Y ese cuerpo y su deseo es lo que aparece en el segundo cuento, “Las manos en línea”, en el cual un hombre se enamora de un compañero de trabajo en una fábrica, primero, por sus manos («Las conocía mejor que nadie, podía diferenciarlas de entre todas las de la fábrica, puedo desafiar cualquier test en el que me las muestren juntas y decir: son estas, son las de él, y se mueven así cuando trabajan…»)
El amor es correspondido pero la relación es complicada («…era hermoso y no era suficiente pero yo no le reclamaba nada, sabía que si lo hacía esos encuentros iban a desaparecer, le olía la culpa cada vez, temblaba y sufría en cada beso y nuestros encuentros nos dejaban retorcidos, contracturados…») y los dos hombres se susurran cosas mientras fabrican, impecables, las zapatillas con las que tal vez corría la protagonista del primer cuento: «No necesitábamos mensajes, nos decíamos todo a medio metro de distancia iluminada por la corriente alterna, planeábamos encuentros que describíamos en voz alta, como si escribiéramos el horóscopo hot de una revista berreta…»
No digo más porque el cuento es brillante y desemboca ( explota, con fuegos artificiales) en un final glorioso.
Pero también hay espacio para el horror en este caleidoscopio. Como el cuento “Asciende conmigo, fuego” en el que una mujer es abducida por dos fanáticos religiosos y vive encerrada y cargada de culpas impuestas por ellos. Dice: «La libertad era mi única tentación, eso me dijeron y era lo único que yo comprobaba con desesperación todos los días, la libertad empezaba a ocupar mucho lugar también en ese pozo, una atracción tan intensa, más que la de cualquier amor prohibido». O historias en las cuales se ensayan curiosos experimentos de arte, como en “Las fórmulas” en la que una niña corta a su oso tal como su novio «cortó» con ella, o en “Un amor nuevo” en el que la protagonista pueblerina es víctima de un artista que ensucia su abrigo con una mancha que parece tener un propósito especial que la obsesiona y la lleva a buscarlo por todas partes («…eso que tenía en el hombro ya no parecía tanto el producto de un accidente doméstico, sino una estampa preciosa que con el paso de las horas había aumentado en contraste, blanco sobre marrón, y permitía distinguir unos dibujos simples pero claramente deliberados, en los que una serie de personajes participaban de algún tipo de ritual fantástico».)
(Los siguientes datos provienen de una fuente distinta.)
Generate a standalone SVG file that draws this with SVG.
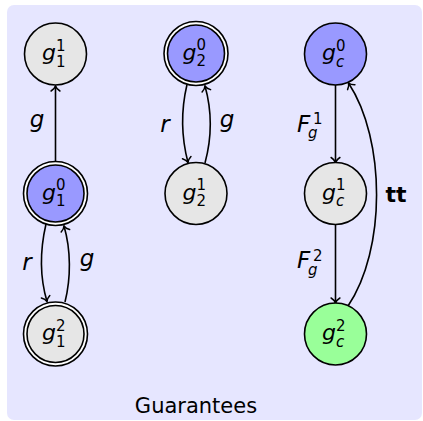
<svg xmlns="http://www.w3.org/2000/svg" width="423" height="421" viewBox="0 0 423 421">
  <defs>
    <marker id="arr" markerUnits="userSpaceOnUse" markerWidth="12" markerHeight="12" refX="0" refY="0" orient="auto" overflow="visible">
      <path d="M -5 -4.4 C -3.3 -1.7 -1.2 -0.4 0 0 C -1.2 0.4 -3.3 1.7 -5 4.4" fill="none" stroke="#000" stroke-width="1.5" stroke-linecap="round"/>
    </marker>
  </defs>
  <style>
    .bg { fill: #e6e6ff; }
    .st { stroke: #000; stroke-width: 1.6; }
    .gray { fill: #e6e6e6; }
    .blue { fill: #9999ff; }
    .green { fill: #99ff99; }
    .ring { fill: #ffffff; }
    .edge { fill: none; stroke: #000; stroke-width: 1.6; marker-end: url(#arr); }
    text { font-family: "DejaVu Sans", sans-serif; fill: #000; }
    .m { font-size: 22px; font-style: oblique; }
    .s { font-size: 15px; }
    .si { font-size: 15px; font-style: oblique; }
    .lbl { font-size: 23px; font-style: oblique; }
    .bold { font-size: 22px; font-weight: bold; }
    .cap { font-size: 21px; }
  </style>

  <!-- panel -->
  <rect class="bg" x="7" y="5" width="415" height="415" rx="7"/>

  <!-- transitions -->
  <g id="edges">
    <path class="edge" d="M 55.5 161.5 L 55.5 86"/>
    <path class="edge" d="M 46 224 C 40 250 40 278 47 301.5"/>
    <path class="edge" d="M 65 302 C 71 278 71 250 64 226"/>
    <path class="edge" d="M 187 84.5 C 181 110 181 136 188 162.5"/>
    <path class="edge" d="M 205 163 C 212 137 212 111 205 86"/>
    <path class="edge" d="M 335.5 85 L 335.5 162.5"/>
    <path class="edge" d="M 335.5 224.5 L 335.5 303"/>
    <path class="edge" d="M 348 306 C 386 250 386 140 348.5 83"/>
  </g>

  <!-- edge labels -->
  <g id="edge-labels">
    <text class="lbl" x="37" y="127" text-anchor="middle">g</text>
    <text class="lbl" x="27" y="270" text-anchor="middle">r</text>
    <text class="lbl" x="87" y="266" text-anchor="middle">g</text>
    <text class="lbl" x="165" y="132" text-anchor="middle">r</text>
    <text class="lbl" x="227" y="127" text-anchor="middle">g</text>
    <text class="lbl" x="297" y="132">F</text>
    <text class="s" x="313" y="124">1</text>
    <text class="si" x="308" y="138">g</text>
    <text class="lbl" x="297" y="268">F</text>
    <text class="s" x="313" y="261">2</text>
    <text class="si" x="308" y="275">g</text>
    <text class="bold" x="396" y="202" text-anchor="middle">tt</text>
  </g>

  <!-- g1^1 -->
  <g id="g1-1">
    <circle class="gray st" cx="55.5" cy="54" r="31"/>
    <text class="m" x="56" y="60" text-anchor="end">g</text>
    <text class="s" x="56" y="50.5">1</text>
    <text class="s" x="56" y="66.5">1</text>
  </g>

  <!-- g1^0 (accepting) -->
  <g id="g1-0">
    <circle class="ring st" cx="55.5" cy="193.5" r="32"/>
    <circle class="blue st" cx="55.5" cy="193.5" r="28.5"/>
    <text class="m" x="56" y="199.5" text-anchor="end">g</text>
    <text class="s" x="56" y="190">0</text>
    <text class="s" x="56" y="206">1</text>
  </g>

  <!-- g1^2 (accepting) -->
  <g id="g1-2">
    <circle class="ring st" cx="55.5" cy="334" r="32"/>
    <circle class="gray st" cx="55.5" cy="334" r="28.5"/>
    <text class="m" x="56" y="340" text-anchor="end">g</text>
    <text class="s" x="56" y="330.5">2</text>
    <text class="s" x="56" y="346.5">1</text>
  </g>

  <!-- g2^0 (accepting) -->
  <g id="g2-0">
    <circle class="ring st" cx="196" cy="53.5" r="32"/>
    <circle class="blue st" cx="196" cy="53.5" r="28.5"/>
    <text class="m" x="196.5" y="59.5" text-anchor="end">g</text>
    <text class="s" x="196.5" y="50">0</text>
    <text class="s" x="196.5" y="66">2</text>
  </g>

  <!-- g2^1 -->
  <g id="g2-1">
    <circle class="gray st" cx="196" cy="193.5" r="31"/>
    <text class="m" x="196.5" y="199.5" text-anchor="end">g</text>
    <text class="s" x="196.5" y="190">1</text>
    <text class="s" x="196.5" y="206">2</text>
  </g>

  <!-- gc^0 -->
  <g id="gc-0">
    <circle class="blue st" cx="335.5" cy="54" r="31"/>
    <text class="m" x="336" y="60" text-anchor="end">g</text>
    <text class="s" x="336" y="50.5">0</text>
    <text class="si" x="336" y="66.5">c</text>
  </g>

  <!-- gc^1 -->
  <g id="gc-1">
    <circle class="gray st" cx="335.5" cy="193.5" r="31"/>
    <text class="m" x="336" y="199.5" text-anchor="end">g</text>
    <text class="s" x="336" y="190">1</text>
    <text class="si" x="336" y="206">c</text>
  </g>

  <!-- gc^2 -->
  <g id="gc-2">
    <circle class="green st" cx="335.5" cy="334" r="31"/>
    <text class="m" x="336" y="340" text-anchor="end">g</text>
    <text class="s" x="336" y="330.5">2</text>
    <text class="si" x="336" y="346.5">c</text>
  </g>

  <!-- caption -->
  <text class="cap" x="196" y="413" text-anchor="middle">Guarantees</text>
</svg>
Las fórmulas (Overol, 2017) es un libro breve y lleno de encanto. La escritura de Carolina Rack es versátil, hermosa, y no le teme al humor. Sus personajes no se toman tan en serio, son capaces de reírse de sí mismos de vez en cuando y eso se agradece. Como en “Nike Air” en el que la protagonista comenta: «Chequeo que quede en orden la casa antes de salir a caminar, una vez me imaginé secuestrada, violada y asesinada durante una de mis caminatas y enseguida me preocupó pensar en toda la gente que llegaría a mi casa buscándome y la encontraría revuelta, con vasos desparramados, ropa húmeda dentro del lavarropas, imaginarían depresión y suicidio, nada que ver».